Encerro o artigo pedindo licença para duas semanas de total e absoluta imersão esportiva. A exemplo de Eduardo Galeano, “estarei fechado para as Olimpíadas de Paris”.
Referências
CARDOSO, Maurício. Os arquivos das Olimpíadas. São Paulo: Panda Books, 2000.
DUARTE, Orlando. Olimpíadas: a história completa dos Jogos de 1896 a 2014. São Paulo: Abook, 2014
GALEANO, Eduardo. As veias abertas da América Latina. São Paulo: Paz e Terra, 1984.
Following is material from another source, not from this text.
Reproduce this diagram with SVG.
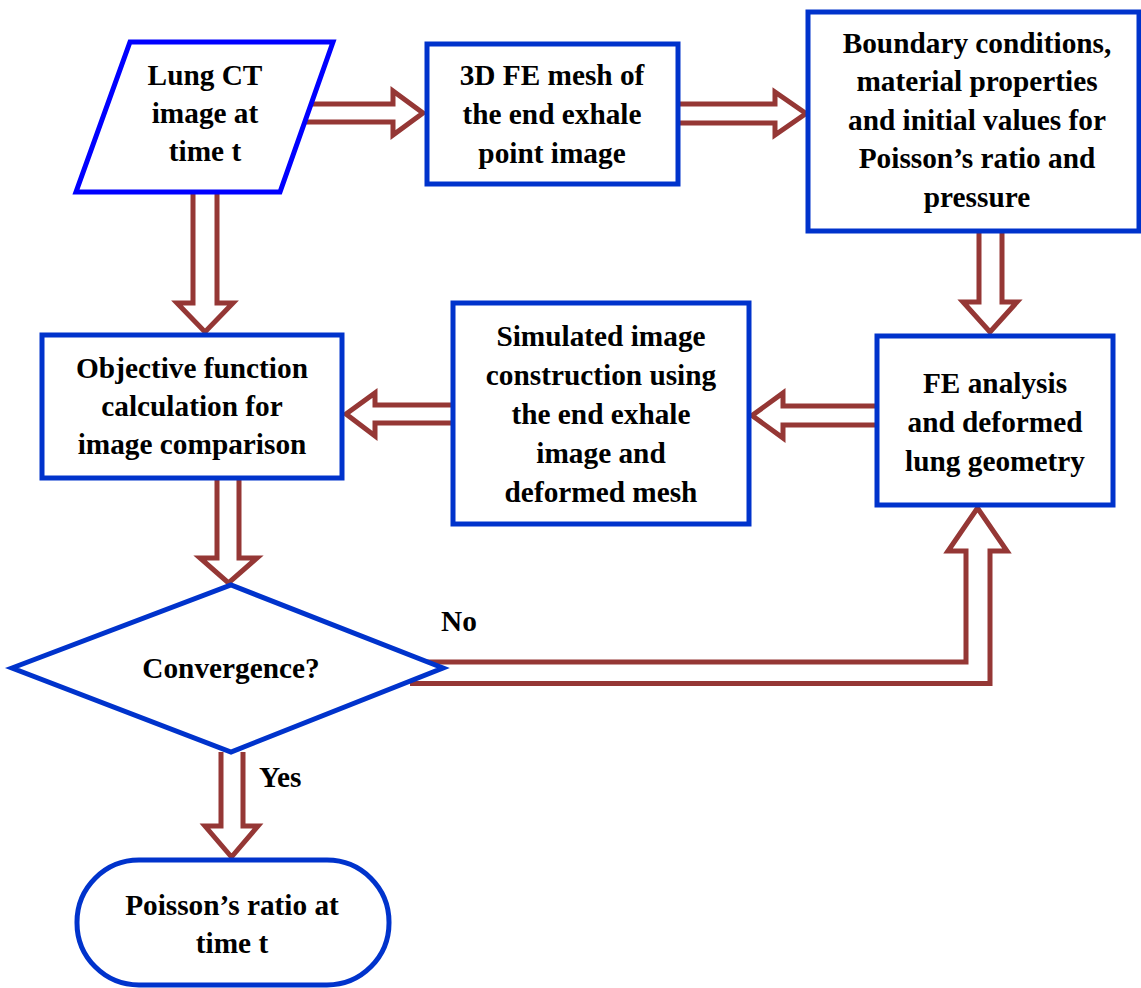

_______________ Futebol ao sol e à sombra. Tradução de Maria do Carmo Brito e Eric Nepomuceno. Porto Alegre: L&PM, 2014.
_______________ Fechado por motivo de futebol. Porto Alegre: L&PM, 2018
GALLO, Fabio. Como é a vida financeira dos atletas brasileiros? O Estado de S. Paulo, 20 de julho de 2024, p. B16. Disponível em https://www.estadao.com.br/economia/fabio-gallo/impacto-financeiro-vida-atleta/.
[1] Chama atenção nesse aspecto o caso do jogador de basquete brasileiro Oscar Schmidt, detentor do recorde de pontos anotados em Jogos Olímpicos, que rejeitou proposta para jogar na NBA, a badalada liga profissional de basquete dos Estados Unidos, porque, na época em que foi convidado, aceitar o convite significaria não poder mais defender a seleção brasileira nos campeonatos internacionais.
[2] Merece especial destaque a participação dos profissionais da NBA nos Jogos Olímpicos de Barcelona, em 1992. Reunindo astros como Michael Jordan, Magic Johnson, Larry Bird, Karl Malone, Charles Barkley, Patrick Ewing, Scottie Pippen e outros, o Dream Team, como foi chamado, derrotou todos os adversários por uma diferença média de mais de 40 pontos, constituindo-se numa atração à parte daquela edição das Olimpíadas.
[3] O pancrácio era uma arte marcial da Grécia antiga e esporte gladiatório. Constituía-se numa fusão de técnicas de luta que incluíam a luta grega, boxe, estrangulamento, chutes, golpes e técnicas de travamento das articulações.